----- Data lines -----

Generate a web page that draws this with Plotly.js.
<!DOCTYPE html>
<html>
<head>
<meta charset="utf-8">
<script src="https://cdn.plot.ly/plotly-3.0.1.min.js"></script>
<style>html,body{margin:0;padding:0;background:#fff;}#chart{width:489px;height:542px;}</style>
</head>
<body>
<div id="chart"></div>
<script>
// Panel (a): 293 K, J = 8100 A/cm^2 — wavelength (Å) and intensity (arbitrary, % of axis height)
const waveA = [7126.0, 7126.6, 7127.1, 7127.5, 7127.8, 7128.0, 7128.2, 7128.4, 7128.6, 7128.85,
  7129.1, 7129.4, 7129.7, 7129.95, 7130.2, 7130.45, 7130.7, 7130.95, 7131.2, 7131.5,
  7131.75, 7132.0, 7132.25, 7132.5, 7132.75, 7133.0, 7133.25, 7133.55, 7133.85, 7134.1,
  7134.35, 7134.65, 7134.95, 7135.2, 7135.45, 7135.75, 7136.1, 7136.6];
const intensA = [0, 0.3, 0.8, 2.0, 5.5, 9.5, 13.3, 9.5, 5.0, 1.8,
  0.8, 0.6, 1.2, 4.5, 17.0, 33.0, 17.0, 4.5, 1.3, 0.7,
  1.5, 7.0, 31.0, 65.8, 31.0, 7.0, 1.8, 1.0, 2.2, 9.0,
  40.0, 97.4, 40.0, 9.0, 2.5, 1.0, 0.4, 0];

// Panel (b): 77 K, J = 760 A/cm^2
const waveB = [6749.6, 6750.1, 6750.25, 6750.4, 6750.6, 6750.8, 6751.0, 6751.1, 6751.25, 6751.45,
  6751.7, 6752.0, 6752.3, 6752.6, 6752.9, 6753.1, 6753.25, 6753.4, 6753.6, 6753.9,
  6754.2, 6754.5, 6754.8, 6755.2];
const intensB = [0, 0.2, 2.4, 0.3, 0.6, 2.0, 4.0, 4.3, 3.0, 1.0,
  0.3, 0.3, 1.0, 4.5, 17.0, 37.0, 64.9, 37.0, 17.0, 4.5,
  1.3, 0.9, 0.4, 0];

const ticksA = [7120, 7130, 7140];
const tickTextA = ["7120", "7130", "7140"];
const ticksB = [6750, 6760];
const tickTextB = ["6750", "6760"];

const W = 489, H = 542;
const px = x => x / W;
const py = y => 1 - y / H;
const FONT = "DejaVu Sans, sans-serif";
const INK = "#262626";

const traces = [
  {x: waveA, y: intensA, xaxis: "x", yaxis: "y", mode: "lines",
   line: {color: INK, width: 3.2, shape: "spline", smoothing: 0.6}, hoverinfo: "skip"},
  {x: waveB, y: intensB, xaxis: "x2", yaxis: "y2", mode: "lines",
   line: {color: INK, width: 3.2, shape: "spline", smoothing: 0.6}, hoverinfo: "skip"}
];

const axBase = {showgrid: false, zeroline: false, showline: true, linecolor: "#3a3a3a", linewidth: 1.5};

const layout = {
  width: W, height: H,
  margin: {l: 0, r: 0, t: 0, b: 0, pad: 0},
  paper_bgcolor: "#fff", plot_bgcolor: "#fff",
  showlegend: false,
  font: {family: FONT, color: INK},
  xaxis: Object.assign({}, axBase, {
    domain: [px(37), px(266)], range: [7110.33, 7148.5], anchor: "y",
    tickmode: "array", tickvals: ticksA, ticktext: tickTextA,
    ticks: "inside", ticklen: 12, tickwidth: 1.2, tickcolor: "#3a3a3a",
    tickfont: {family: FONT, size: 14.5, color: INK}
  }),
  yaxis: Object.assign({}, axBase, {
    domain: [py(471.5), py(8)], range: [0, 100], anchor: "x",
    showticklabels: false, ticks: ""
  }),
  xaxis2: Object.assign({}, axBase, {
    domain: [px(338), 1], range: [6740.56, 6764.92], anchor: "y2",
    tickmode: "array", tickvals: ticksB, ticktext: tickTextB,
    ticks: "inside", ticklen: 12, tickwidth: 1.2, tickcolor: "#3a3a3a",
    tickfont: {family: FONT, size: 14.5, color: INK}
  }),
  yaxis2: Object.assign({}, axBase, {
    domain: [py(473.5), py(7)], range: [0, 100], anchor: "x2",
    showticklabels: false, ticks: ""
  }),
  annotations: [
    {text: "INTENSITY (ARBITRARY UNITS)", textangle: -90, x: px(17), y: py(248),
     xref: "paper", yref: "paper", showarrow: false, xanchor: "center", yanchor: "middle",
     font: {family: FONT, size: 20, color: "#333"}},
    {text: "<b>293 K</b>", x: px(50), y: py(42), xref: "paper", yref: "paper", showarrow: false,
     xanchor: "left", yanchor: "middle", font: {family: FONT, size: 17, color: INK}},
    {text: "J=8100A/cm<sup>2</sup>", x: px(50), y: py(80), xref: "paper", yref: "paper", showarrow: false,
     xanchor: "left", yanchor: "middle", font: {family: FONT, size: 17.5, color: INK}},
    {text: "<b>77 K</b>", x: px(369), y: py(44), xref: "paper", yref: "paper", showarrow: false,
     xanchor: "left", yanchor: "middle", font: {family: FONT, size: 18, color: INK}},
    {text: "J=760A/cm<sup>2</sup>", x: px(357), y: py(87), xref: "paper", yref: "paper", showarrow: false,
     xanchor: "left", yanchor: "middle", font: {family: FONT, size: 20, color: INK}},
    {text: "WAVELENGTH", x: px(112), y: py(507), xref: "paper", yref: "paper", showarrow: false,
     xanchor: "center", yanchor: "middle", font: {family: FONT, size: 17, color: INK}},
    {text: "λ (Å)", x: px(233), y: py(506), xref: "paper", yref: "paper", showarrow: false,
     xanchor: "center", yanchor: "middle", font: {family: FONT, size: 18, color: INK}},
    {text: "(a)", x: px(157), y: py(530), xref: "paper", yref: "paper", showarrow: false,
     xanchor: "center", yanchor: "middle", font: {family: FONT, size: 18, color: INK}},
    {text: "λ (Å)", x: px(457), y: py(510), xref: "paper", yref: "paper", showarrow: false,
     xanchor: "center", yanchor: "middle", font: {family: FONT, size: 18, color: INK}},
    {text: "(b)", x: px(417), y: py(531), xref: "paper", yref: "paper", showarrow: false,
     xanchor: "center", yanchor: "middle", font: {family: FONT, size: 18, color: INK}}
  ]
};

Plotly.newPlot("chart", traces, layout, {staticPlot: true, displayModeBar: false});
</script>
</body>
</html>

-----

## [Objective]
Return the lines above precisely as they appear, beginning at the first line and ending at the line with "40.0, 97.4, 40.0, 9.0, 2.5, 1.0, 0.4, 0];", and nothing after it.

## [Exercise output]
Generate a web page that draws this with Plotly.js.
<!DOCTYPE html>
<html>
<head>
<meta charset="utf-8">
<script src="https://cdn.plot.ly/plotly-3.0.1.min.js"></script>
<style>html,body{margin:0;padding:0;background:#fff;}#chart{width:489px;height:542px;}</style>
</head>
<body>
<div id="chart"></div>
<script>
// Panel (a): 293 K, J = 8100 A/cm^2 — wavelength (Å) and intensity (arbitrary, % of axis height)
const waveA = [7126.0, 7126.6, 7127.1, 7127.5, 7127.8, 7128.0, 7128.2, 7128.4, 7128.6, 7128.85,
  7129.1, 7129.4, 7129.7, 7129.95, 7130.2, 7130.45, 7130.7, 7130.95, 7131.2, 7131.5,
  7131.75, 7132.0, 7132.25, 7132.5, 7132.75, 7133.0, 7133.25, 7133.55, 7133.85, 7134.1,
  7134.35, 7134.65, 7134.95, 7135.2, 7135.45, 7135.75, 7136.1, 7136.6];
const intensA = [0, 0.3, 0.8, 2.0, 5.5, 9.5, 13.3, 9.5, 5.0, 1.8,
  0.8, 0.6, 1.2, 4.5, 17.0, 33.0, 17.0, 4.5, 1.3, 0.7,
  1.5, 7.0, 31.0, 65.8, 31.0, 7.0, 1.8, 1.0, 2.2, 9.0,
  40.0, 97.4, 40.0, 9.0, 2.5, 1.0, 0.4, 0];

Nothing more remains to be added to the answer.